NU METAL FELT GENUINELY FRESH...

“In the early days nu metal was doing something real, raw and fucked-up – that’s what I loved about it. Korn were influenced by rap music and metal, Coal Chamber were goth and metal, System Of A Down was Armenian music and metal, Static-X had disco... it was awesome seeing genres collide and create this new music.”

BUT EVERYTHING COMES AND GOES

“Nu metal was definitely slung around as a dirty word for a while after it died off, but I never turned away from my past and I own up to it. When I see bands that got gold records as part of nu metal saying, ‘Oh, we were never nu metal’, I just can’t understand it. You can’t run from your past!”

HARD DRUGS TEAR PEOPLE APART

“I had a wife and children [when Coal Chamber split], but the other guys in the band had demons they had to deal with. At one point, I had to have my own tour bus because it was like, ‘I can’t deal with what’s going on with their lives.’ It seems like a rock star move, but it was terribly lonely and it fucking sucked – I went from having a tribe of friends to nothing.”

HAVE A BACK-UP PLAN

“When everything went down with Coal Chamber, we were recording [2002 album] Dark Days [in LA] and I was already coming back to Santa Barbara every night, which was a two-hour drive, getting my shit together and then driving another hour-and-a-half to start recording Devildriver demos. I already knew professionally that things were going south, and if we didn’t do something soon somebody was gonna die real quick. I wanted out.”
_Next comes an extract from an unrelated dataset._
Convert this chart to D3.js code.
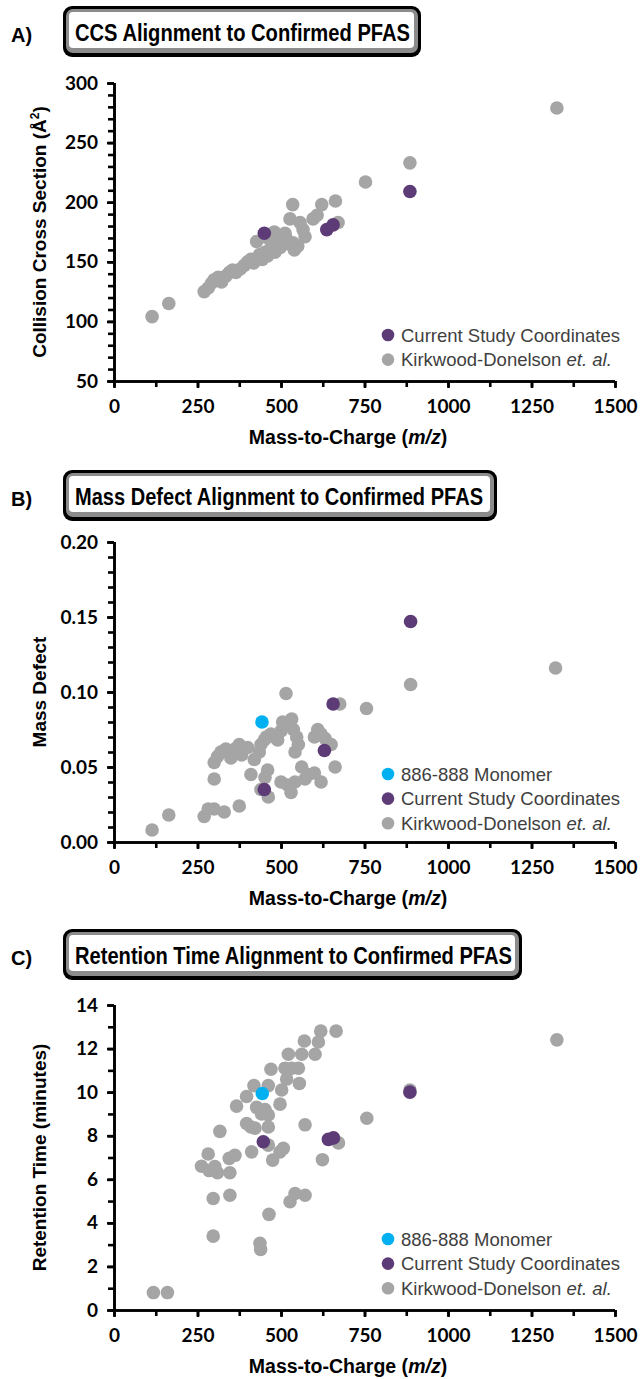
<!DOCTYPE html>
<html>
<head>
<meta charset="utf-8">
<script src="https://cdn.jsdelivr.net/npm/d3@7"></script>
<style>
  body { margin: 0; background: #fff; }
  svg { display: block; }
</style>
</head>
<body>
<svg id="fig" width="641" height="1379"></svg>
<script>
// ---- data ----
// A) CCS vs m/z
const ccsKirkwood = [
  [114,104],[164,115],[270,125],[282,128],[292,132],[300,135],[312,137],[322,133],
  [335,138],[345,141],[355,143],[365,141],[378,144],[390,147],[400,150],[410,152],
  [418,149],[428,153],[436,156],[444,152],[452,158],[460,155],[466,160],[474,163],
  [482,158],[490,165],[498,162],[506,168],[514,171],[524,165],[427,167],[502,167],
  [536,166],[512,174],[566,177],[572,171],[527,186],[557,183],[596,186],[608,189],
  [535,198],[622,198],[663,201],[671,183],[753,217],[886,233],[1326,279],[540,160],
  [550,163],[460,170],[480,175]
];
const ccsCurrent = [[450,174],[637,177],[656,181],[886,209]];

// B) mass defect vs m/z
const mdKirkwood = [
  [114,0.008],[164,0.018],[270,0.017],[282,0.022],[300,0.022],[330,0.020],[375,0.024],
  [300,0.042],[300,0.053],[310,0.057],[320,0.060],[335,0.062],[350,0.056],[362,0.062],
  [375,0.065],[382,0.058],[400,0.063],[410,0.045],[420,0.055],[435,0.060],[440,0.065],
  [450,0.068],[456,0.070],[460,0.048],[470,0.072],[480,0.070],[490,0.068],[500,0.074],
  [505,0.080],[515,0.099],[522,0.078],[532,0.082],[537,0.075],[542,0.060],[547,0.070],
  [552,0.065],[562,0.050],[572,0.042],[582,0.045],[600,0.070],[610,0.075],[620,0.072],
  [632,0.069],[650,0.065],[662,0.050],[440,0.035],[452,0.043],[462,0.030],[500,0.040],
  [520,0.038],[530,0.033],[542,0.040],[600,0.046],[620,0.040],[676,0.092],[756,0.089],
  [888,0.105],[1322,0.116]
];
const mdCurrent = [[450,0.035],[630,0.061],[656,0.092],[888,0.147]];
const mdMonomer = [[443,0.080]];

// C) retention time vs m/z
const rtKirkwood = [
  [619,12.8],[665,12.8],[570,12.35],[612,12.3],[522,11.74],[562,11.74],[602,11.74],
  [470,11.05],[512,11.1],[532,11.1],[552,11.1],[517,10.6],[555,10.4],[419,10.3],
  [462,10.3],[502,10.1],[397,9.8],[367,9.36],[427,9.3],[497,9.45],[442,9.0],[462,8.95],
  [452,9.2],[397,8.56],[422,8.35],[462,8.4],[572,8.5],[757,8.8],[317,8.2],[410,8.4],
  [462,7.57],[672,7.67],[507,7.42],[497,7.26],[412,7.26],[362,7.1],[345,6.96],[282,7.16],
  [262,6.6],[302,6.58],[347,6.3],[624,6.9],[475,6.88],[285,6.4],[310,6.3],
  [297,5.12],[347,5.27],[464,4.39],[527,4.97],[542,5.35],[572,5.27],[297,3.39],
  [437,3.06],[439,2.78],[118,0.8],[160,0.8],[886,10.1],[1326,12.4]
];
const rtCurrent = [[447,7.72],[642,7.83],[657,7.9],[886,10.0]];
const rtMonomer = [[444,9.94]];

const xTicks = [0,250,500,750,1000,1250,1500];

const GRAY = "#a5a5a5", PURPLE = "#5c3b76", CYAN = "#00b0f0";

const svg = d3.select("#fig");
svg.append("rect").attr("width",641).attr("height",1379).attr("fill","#fff");

function titleBox(label, title, top, right, textW) {
  const g = svg.append("g");
  const left = 63, h = 51;
  g.append("rect").attr("x",left).attr("y",top).attr("width",right-left).attr("height",h)
    .attr("rx",9).attr("fill","#000");
  g.append("rect").attr("x",left+3).attr("y",top+3).attr("width",right-left-6).attr("height",h-7)
    .attr("rx",7).attr("fill","#8c8c8c");
  g.append("rect").attr("x",left+6).attr("y",top+6).attr("width",right-left-13).attr("height",h-15)
    .attr("rx",4).attr("fill","#fff");
  g.append("text").attr("x",75).attr("y",top+35)
    .attr("font-family","'Liberation Sans Narrow','Liberation Sans',Arial,sans-serif")
    .attr("font-weight","bold").attr("font-size",23)
    .attr("textLength",textW).attr("lengthAdjust","spacingAndGlyphs")
    .text(title);
  svg.append("text").attr("x",11).attr("y",top+36)
    .attr("font-family","'Liberation Sans',Arial,sans-serif")
    .attr("font-weight","bold").attr("font-size",20)
    .text(label);
}

function panel(cfg) {
  const x = d3.scaleLinear().domain([0,1500]).range([114,615]);
  const y = d3.scaleLinear().domain(cfg.yDomain).range([cfg.bottom, cfg.top]);
  const g = svg.append("g");

  // minor ticks
  const yAxisMinor = d3.axisLeft(y).tickValues(cfg.yMinor).tickSize(6).tickFormat("");
  const xAxisMinor = d3.axisBottom(x).tickValues(d3.range(0,1501,125)).tickSize(6).tickFormat("");
  g.append("g").attr("class","yax").attr("transform",`translate(114,0)`).call(yAxisMinor);
  g.append("g").attr("class","xax").attr("transform",`translate(0,${cfg.bottom})`).call(xAxisMinor);

  const yAxis = d3.axisLeft(y).tickValues(cfg.yTicks).tickSize(7).tickPadding(9)
    .tickFormat(cfg.yFormat);
  const xAxis = d3.axisBottom(x).tickValues(xTicks).tickSize(7).tickPadding(12)
    .tickFormat(d3.format("d"));
  g.append("g").attr("class","yax").attr("transform",`translate(114,0)`).call(yAxis);
  g.append("g").attr("class","xax").attr("transform",`translate(0,${cfg.bottom})`).call(xAxis);

  g.selectAll(".domain, .tick line").attr("stroke","#000").attr("stroke-width",2.6);
  g.selectAll(".xax .domain").attr("d","M114,0.5H615");
  g.selectAll(".yax .domain").attr("d",`M0.5,${cfg.top}V${cfg.bottom}`);
  g.selectAll(".tick text")
    .attr("font-family","Lato,'Open Sans',sans-serif").attr("font-weight","bold")
    .attr("font-size",19).attr("fill","#000");

  // points
  const layers = [[cfg.gray,GRAY],[cfg.purple,PURPLE],[cfg.cyan||[],CYAN]];
  layers.forEach(([data,col]) => {
    g.append("g").selectAll("circle").data(data).join("circle")
      .attr("cx",d=>x(d[0])).attr("cy",d=>y(d[1])).attr("r",6.8).attr("fill",col);
  });

  // axis titles
  const xt = g.append("text").attr("x",348).attr("y",cfg.bottom+63).attr("text-anchor","middle")
    .attr("font-family","'Liberation Sans',Arial,sans-serif").attr("font-weight","bold")
    .attr("font-size",19.5);
  xt.append("tspan").text("Mass-to-Charge (");
  xt.append("tspan").attr("font-style","italic").text("m/z");
  xt.append("tspan").text(")");

  const yt = g.append("text")
    .attr("transform",`translate(46,${(cfg.top+cfg.bottom)/2}) rotate(-90)`)
    .attr("text-anchor","middle")
    .attr("font-family","'Liberation Sans',Arial,sans-serif").attr("font-weight","bold")
    .attr("font-size",19);
  cfg.yTitle(yt);

  // legend
  const lg = g.append("g");
  cfg.legend.forEach((item,i) => {
    const ly = cfg.legendY + i*24.6;
    lg.append("circle").attr("cx",388).attr("cy",ly).attr("r",6.3).attr("fill",item.color);
    const t = lg.append("text").attr("x",401).attr("y",ly+6.5)
      .attr("font-family","'Liberation Sans',Arial,sans-serif").attr("font-size",18.5)
      .attr("fill","#404040");
    item.text(t);
  });
}

const kirkLegend = t => { t.append("tspan").text("Kirkwood-Donelson "); t.append("tspan").attr("font-style","italic").text("et. al."); };
const curLegend = t => t.text("Current Study Coordinates");
const monoLegend = t => t.text("886-888 Monomer");

titleBox("A)","CCS Alignment to Confirmed PFAS",6,421,335);
panel({
  top:83, bottom:381, yDomain:[50,300],
  yTicks:d3.range(50,301,50), yMinor:d3.range(50,301,10), yFormat:d3.format("d"),
  gray:ccsKirkwood, purple:ccsCurrent,
  yTitle: t => { t.append("tspan").text("Collision Cross Section (Å"); t.append("tspan").attr("font-size",12).attr("dy",-7).text("2"); t.append("tspan").attr("dy",7).text(")"); },
  legendY:335,
  legend:[{color:PURPLE,text:curLegend},{color:GRAY,text:kirkLegend}]
});

titleBox("B)","Mass Defect Alignment to Confirmed PFAS",470,497,408);
panel({
  top:542, bottom:842, yDomain:[0,0.2],
  yTicks:d3.range(0,0.201,0.05), yMinor:d3.range(0,0.2001,0.01), yFormat:d3.format(".2f"),
  gray:mdKirkwood, purple:mdCurrent, cyan:mdMonomer,
  yTitle: t => t.text("Mass Defect"),
  legendY:774,
  legend:[{color:CYAN,text:monoLegend},{color:PURPLE,text:curLegend},{color:GRAY,text:kirkLegend}]
});

titleBox("C)","Retention Time Alignment to Confirmed PFAS",929,522,437);
panel({
  top:1005, bottom:1310, yDomain:[0,14],
  yTicks:d3.range(0,15,2), yMinor:d3.range(0,15,1), yFormat:d3.format("d"),
  gray:rtKirkwood, purple:rtCurrent, cyan:rtMonomer,
  yTitle: t => t.text("Retention Time (minutes)"),
  legendY:1239,
  legend:[{color:CYAN,text:monoLegend},{color:PURPLE,text:curLegend},{color:GRAY,text:kirkLegend}]
});
</script>
</body>
</html>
COAL CHAMBER DIDN’T MAKE A COMEBACK – WE GREW UP

“God, I loved [Coal Chamber’s 2015 comeback album] Rivals. Problem was, we were 10 years too early! But I think Rivals was the best fuckin’ Coal Chamber album ever written. The guys were still dealing with some issues and that made some problems for me at the time, because I’d been through all of that. But looking back at what Meegs and Mike [Cox, drums] did on that record, it’s Coal Chamber all grown up.”

NEAR-DEATH EXPERIENCES CHANGE YOU

“I got hospitalised with Covid and figured that was it; I was gonna die. I told my wife everything I’ve ever wanted to tell her – and we’ve been together for 20-plus years – I told my children I loved them, and told my wife to bury me in the back seat of my ’78 Cadillac. It was so emotional – there were tears, but moments where I got hard and was like, ‘I’m greeting this thing like a fucking cowboy out of [1993 Western movie] Tombstone: I’m ready to meet my maker.’”

MUSIC IS THERAPY

“Devildriver’s new album, Dealing With Demons [Vol. II], is exactly that – it’s getting rid of the things that hold you back, whether that’s alcohol, drugs or whatever else might be putting you down. It doesn’t matter if you work in a grocery store or if you’re a singer, there are demons you’ll deal with. I had a lot to put on the table, but thankfully everyone was behind us, and I hope this album helps people.”